● **Exercise requirements**: Copy exactly the lines from the start of the material through the line with "const chartRef = useRef(null);". Pictures stay out of the copy.

»»

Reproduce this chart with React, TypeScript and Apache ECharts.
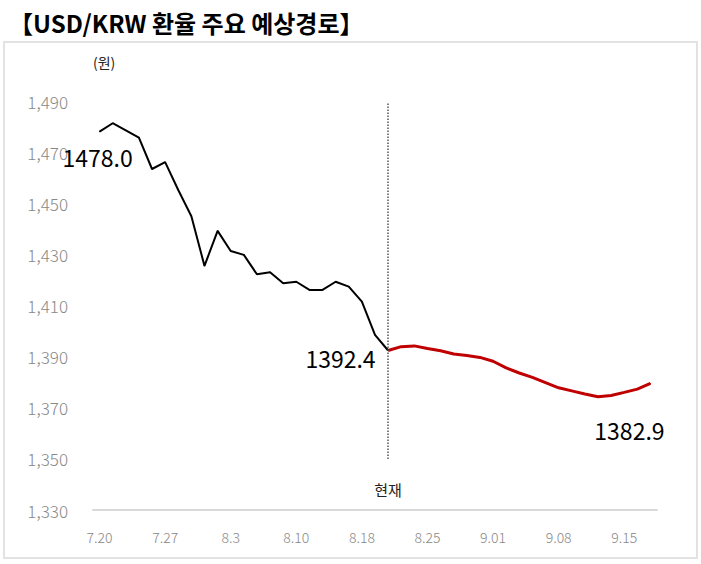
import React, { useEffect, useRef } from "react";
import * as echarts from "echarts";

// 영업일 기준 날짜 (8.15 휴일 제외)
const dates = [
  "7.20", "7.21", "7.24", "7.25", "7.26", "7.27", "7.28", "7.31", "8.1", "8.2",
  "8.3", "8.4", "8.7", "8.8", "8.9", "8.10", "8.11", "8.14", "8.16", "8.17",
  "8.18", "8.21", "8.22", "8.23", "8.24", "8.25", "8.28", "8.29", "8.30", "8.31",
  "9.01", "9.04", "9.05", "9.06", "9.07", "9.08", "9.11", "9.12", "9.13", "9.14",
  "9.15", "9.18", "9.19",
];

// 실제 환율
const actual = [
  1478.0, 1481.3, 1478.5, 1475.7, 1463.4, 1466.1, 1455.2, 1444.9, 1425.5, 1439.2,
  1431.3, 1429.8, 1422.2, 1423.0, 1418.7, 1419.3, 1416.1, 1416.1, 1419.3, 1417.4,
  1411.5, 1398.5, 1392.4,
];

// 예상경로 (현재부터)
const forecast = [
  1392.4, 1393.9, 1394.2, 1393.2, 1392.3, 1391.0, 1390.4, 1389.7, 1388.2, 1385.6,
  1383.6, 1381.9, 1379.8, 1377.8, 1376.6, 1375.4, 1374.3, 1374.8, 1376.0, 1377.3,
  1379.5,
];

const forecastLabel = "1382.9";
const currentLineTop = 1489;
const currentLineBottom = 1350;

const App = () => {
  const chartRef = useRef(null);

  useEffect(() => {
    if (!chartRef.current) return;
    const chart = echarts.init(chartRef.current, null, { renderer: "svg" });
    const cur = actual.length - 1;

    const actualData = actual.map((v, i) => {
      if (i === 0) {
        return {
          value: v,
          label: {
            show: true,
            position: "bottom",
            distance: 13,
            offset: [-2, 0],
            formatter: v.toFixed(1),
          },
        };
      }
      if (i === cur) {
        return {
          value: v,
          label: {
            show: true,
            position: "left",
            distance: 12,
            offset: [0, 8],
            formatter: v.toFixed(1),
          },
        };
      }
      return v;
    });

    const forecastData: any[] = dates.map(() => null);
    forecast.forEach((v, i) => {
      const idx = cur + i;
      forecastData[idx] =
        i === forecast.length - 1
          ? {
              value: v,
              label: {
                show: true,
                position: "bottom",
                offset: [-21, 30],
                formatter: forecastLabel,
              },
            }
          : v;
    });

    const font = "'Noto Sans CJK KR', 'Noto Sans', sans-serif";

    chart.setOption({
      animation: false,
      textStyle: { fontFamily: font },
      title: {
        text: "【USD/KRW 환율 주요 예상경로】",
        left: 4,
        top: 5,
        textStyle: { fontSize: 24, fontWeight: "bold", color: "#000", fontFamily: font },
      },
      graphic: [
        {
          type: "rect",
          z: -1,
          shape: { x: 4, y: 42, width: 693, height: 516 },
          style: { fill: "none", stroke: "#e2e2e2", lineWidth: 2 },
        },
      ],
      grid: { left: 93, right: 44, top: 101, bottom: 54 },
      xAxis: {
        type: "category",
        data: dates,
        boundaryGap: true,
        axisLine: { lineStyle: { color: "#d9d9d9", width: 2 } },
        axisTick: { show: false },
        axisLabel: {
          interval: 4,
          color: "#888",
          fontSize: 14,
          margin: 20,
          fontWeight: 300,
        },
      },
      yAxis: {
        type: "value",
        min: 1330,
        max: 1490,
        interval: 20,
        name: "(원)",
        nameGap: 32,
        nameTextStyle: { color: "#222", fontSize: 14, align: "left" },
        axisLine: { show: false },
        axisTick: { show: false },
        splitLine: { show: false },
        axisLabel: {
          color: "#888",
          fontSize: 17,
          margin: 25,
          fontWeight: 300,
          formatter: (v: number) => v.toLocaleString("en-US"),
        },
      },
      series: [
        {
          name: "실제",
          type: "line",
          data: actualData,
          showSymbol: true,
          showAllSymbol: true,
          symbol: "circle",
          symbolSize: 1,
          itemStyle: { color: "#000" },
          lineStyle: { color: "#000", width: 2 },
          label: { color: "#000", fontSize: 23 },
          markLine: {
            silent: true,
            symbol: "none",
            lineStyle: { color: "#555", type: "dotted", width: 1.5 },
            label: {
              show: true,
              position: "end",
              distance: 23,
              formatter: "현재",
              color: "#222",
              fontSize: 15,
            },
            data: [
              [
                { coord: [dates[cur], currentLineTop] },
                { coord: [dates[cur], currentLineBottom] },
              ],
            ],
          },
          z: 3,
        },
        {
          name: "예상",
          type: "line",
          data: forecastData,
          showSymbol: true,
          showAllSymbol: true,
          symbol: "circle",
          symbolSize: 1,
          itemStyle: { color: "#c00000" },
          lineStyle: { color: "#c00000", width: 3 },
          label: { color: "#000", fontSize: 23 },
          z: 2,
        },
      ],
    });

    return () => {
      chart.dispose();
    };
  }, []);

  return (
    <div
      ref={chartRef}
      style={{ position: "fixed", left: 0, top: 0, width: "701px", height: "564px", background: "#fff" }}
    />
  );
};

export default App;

««

● **Task result**:
Reproduce this chart with React, TypeScript and Apache ECharts.
import React, { useEffect, useRef } from "react";
import * as echarts from "echarts";

// 영업일 기준 날짜 (8.15 휴일 제외)
const dates = [
  "7.20", "7.21", "7.24", "7.25", "7.26", "7.27", "7.28", "7.31", "8.1", "8.2",
  "8.3", "8.4", "8.7", "8.8", "8.9", "8.10", "8.11", "8.14", "8.16", "8.17",
  "8.18", "8.21", "8.22", "8.23", "8.24", "8.25", "8.28", "8.29", "8.30", "8.31",
  "9.01", "9.04", "9.05", "9.06", "9.07", "9.08", "9.11", "9.12", "9.13", "9.14",
  "9.15", "9.18", "9.19",
];

// 실제 환율
const actual = [
  1478.0, 1481.3, 1478.5, 1475.7, 1463.4, 1466.1, 1455.2, 1444.9, 1425.5, 1439.2,
  1431.3, 1429.8, 1422.2, 1423.0, 1418.7, 1419.3, 1416.1, 1416.1, 1419.3, 1417.4,
  1411.5, 1398.5, 1392.4,
];

// 예상경로 (현재부터)
const forecast = [
  1392.4, 1393.9, 1394.2, 1393.2, 1392.3, 1391.0, 1390.4, 1389.7, 1388.2, 1385.6,
  1383.6, 1381.9, 1379.8, 1377.8, 1376.6, 1375.4, 1374.3, 1374.8, 1376.0, 1377.3,
  1379.5,
];

const forecastLabel = "1382.9";
const currentLineTop = 1489;
const currentLineBottom = 1350;

const App = () => {
  const chartRef = useRef(null);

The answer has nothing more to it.